■ EXERCISE:
Write every line out verbatim and omit the pictures.

◆ ◆ ◆ ◆

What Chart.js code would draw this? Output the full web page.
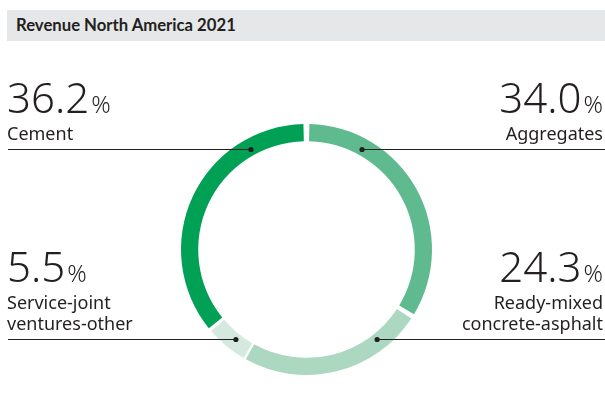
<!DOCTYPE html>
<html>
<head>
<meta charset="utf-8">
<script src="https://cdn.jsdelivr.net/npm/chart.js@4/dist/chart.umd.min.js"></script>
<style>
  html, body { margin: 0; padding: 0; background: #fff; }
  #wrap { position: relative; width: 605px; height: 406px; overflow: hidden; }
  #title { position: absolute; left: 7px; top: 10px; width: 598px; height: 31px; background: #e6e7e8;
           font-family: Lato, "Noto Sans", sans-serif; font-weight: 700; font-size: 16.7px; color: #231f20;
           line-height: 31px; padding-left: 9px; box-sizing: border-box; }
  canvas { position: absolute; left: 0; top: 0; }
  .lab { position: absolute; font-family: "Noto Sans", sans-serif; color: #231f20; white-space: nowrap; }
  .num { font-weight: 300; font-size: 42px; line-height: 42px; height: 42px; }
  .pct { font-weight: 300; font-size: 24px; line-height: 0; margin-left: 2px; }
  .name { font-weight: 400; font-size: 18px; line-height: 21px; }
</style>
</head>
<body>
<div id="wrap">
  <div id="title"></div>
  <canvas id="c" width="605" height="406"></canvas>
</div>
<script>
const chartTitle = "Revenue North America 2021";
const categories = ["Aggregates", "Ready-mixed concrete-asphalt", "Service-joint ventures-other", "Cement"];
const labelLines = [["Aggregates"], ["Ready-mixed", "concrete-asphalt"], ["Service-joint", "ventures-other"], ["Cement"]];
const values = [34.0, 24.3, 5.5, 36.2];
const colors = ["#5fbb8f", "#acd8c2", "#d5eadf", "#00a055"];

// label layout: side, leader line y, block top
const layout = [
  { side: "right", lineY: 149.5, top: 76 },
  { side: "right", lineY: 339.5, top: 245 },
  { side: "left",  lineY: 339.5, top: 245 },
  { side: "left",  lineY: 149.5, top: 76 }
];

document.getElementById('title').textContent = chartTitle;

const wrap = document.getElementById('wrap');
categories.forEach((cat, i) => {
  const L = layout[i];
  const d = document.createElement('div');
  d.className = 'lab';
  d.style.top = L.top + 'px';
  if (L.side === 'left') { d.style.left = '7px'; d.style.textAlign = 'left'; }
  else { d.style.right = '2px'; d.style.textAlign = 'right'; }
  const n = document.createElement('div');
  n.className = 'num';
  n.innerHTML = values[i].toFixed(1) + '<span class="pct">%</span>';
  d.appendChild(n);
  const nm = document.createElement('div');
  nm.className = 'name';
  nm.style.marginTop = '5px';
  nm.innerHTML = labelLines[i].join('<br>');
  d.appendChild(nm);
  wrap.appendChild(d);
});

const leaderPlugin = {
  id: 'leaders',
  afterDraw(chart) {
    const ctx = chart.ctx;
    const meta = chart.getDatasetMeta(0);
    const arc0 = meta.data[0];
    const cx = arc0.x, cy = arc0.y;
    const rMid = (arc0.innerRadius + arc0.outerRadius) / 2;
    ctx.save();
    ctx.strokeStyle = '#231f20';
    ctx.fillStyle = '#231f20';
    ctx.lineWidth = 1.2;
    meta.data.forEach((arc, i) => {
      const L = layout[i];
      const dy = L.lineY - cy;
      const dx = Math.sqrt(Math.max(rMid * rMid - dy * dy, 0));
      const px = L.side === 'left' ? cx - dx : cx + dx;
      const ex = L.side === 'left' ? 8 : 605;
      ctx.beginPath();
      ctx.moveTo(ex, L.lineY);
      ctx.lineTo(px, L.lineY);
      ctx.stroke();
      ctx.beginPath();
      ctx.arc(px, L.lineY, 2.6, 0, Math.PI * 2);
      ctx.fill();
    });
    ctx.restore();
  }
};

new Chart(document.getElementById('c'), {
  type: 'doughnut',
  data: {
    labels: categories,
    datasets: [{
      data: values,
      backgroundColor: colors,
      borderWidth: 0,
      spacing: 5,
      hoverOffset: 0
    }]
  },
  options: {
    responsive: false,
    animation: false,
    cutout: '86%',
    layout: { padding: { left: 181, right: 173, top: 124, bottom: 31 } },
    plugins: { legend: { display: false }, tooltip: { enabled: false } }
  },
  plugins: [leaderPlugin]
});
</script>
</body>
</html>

◆ ◆ ◆ ◆

■ TASK RESULT:
What Chart.js code would draw this? Output the full web page.
<!DOCTYPE html>
<html>
<head>
<meta charset="utf-8">
<script src="https://cdn.jsdelivr.net/npm/chart.js@4/dist/chart.umd.min.js"></script>
<style>
  html, body { margin: 0; padding: 0; background: #fff; }
  #wrap { position: relative; width: 605px; height: 406px; overflow: hidden; }
  #title { position: absolute; left: 7px; top: 10px; width: 598px; height: 31px; background: #e6e7e8;
           font-family: Lato, "Noto Sans", sans-serif; font-weight: 700; font-size: 16.7px; color: #231f20;
           line-height: 31px; padding-left: 9px; box-sizing: border-box; }
  canvas { position: absolute; left: 0; top: 0; }
  .lab { position: absolute; font-family: "Noto Sans", sans-serif; color: #231f20; white-space: nowrap; }
  .num { font-weight: 300; font-size: 42px; line-height: 42px; height: 42px; }
  .pct { font-weight: 300; font-size: 24px; line-height: 0; margin-left: 2px; }
  .name { font-weight: 400; font-size: 18px; line-height: 21px; }
</style>
</head>
<body>
<div id="wrap">
  <div id="title"></div>
  <canvas id="c" width="605" height="406"></canvas>
</div>
<script>
const chartTitle = "Revenue North America 2021";
const categories = ["Aggregates", "Ready-mixed concrete-asphalt", "Service-joint ventures-other", "Cement"];
const labelLines = [["Aggregates"], ["Ready-mixed", "concrete-asphalt"], ["Service-joint", "ventures-other"], ["Cement"]];
const values = [34.0, 24.3, 5.5, 36.2];
const colors = ["#5fbb8f", "#acd8c2", "#d5eadf", "#00a055"];

// label layout: side, leader line y, block top
const layout = [
  { side: "right", lineY: 149.5, top: 76 },
  { side: "right", lineY: 339.5, top: 245 },
  { side: "left",  lineY: 339.5, top: 245 },
  { side: "left",  lineY: 149.5, top: 76 }
];

document.getElementById('title').textContent = chartTitle;

const wrap = document.getElementById('wrap');
categories.forEach((cat, i) => {
  const L = layout[i];
  const d = document.createElement('div');
  d.className = 'lab';
  d.style.top = L.top + 'px';
  if (L.side === 'left') { d.style.left = '7px'; d.style.textAlign = 'left'; }
  else { d.style.right = '2px'; d.style.textAlign = 'right'; }
  const n = document.createElement('div');
  n.className = 'num';
  n.innerHTML = values[i].toFixed(1) + '<span class="pct">%</span>';
  d.appendChild(n);
  const nm = document.createElement('div');
  nm.className = 'name';
  nm.style.marginTop = '5px';
  nm.innerHTML = labelLines[i].join('<br>');
  d.appendChild(nm);
  wrap.appendChild(d);
});

const leaderPlugin = {
  id: 'leaders',
  afterDraw(chart) {
    const ctx = chart.ctx;
    const meta = chart.getDatasetMeta(0);
    const arc0 = meta.data[0];
    const cx = arc0.x, cy = arc0.y;
    const rMid = (arc0.innerRadius + arc0.outerRadius) / 2;
    ctx.save();
    ctx.strokeStyle = '#231f20';
    ctx.fillStyle = '#231f20';
    ctx.lineWidth = 1.2;
    meta.data.forEach((arc, i) => {
      const L = layout[i];
      const dy = L.lineY - cy;
      const dx = Math.sqrt(Math.max(rMid * rMid - dy * dy, 0));
      const px = L.side === 'left' ? cx - dx : cx + dx;
      const ex = L.side === 'left' ? 8 : 605;
      ctx.beginPath();
      ctx.moveTo(ex, L.lineY);
      ctx.lineTo(px, L.lineY);
      ctx.stroke();
      ctx.beginPath();
      ctx.arc(px, L.lineY, 2.6, 0, Math.PI * 2);
      ctx.fill();
    });
    ctx.restore();
  }
};

new Chart(document.getElementById('c'), {
  type: 'doughnut',
  data: {
    labels: categories,
    datasets: [{
      data: values,
      backgroundColor: colors,
      borderWidth: 0,
      spacing: 5,
      hoverOffset: 0
    }]
  },
  options: {
    responsive: false,
    animation: false,
    cutout: '86%',
    layout: { padding: { left: 181, right: 173, top: 124, bottom: 31 } },
    plugins: { legend: { display: false }, tooltip: { enabled: false } }
  },
  plugins: [leaderPlugin]
});
</script>
</body>
</html>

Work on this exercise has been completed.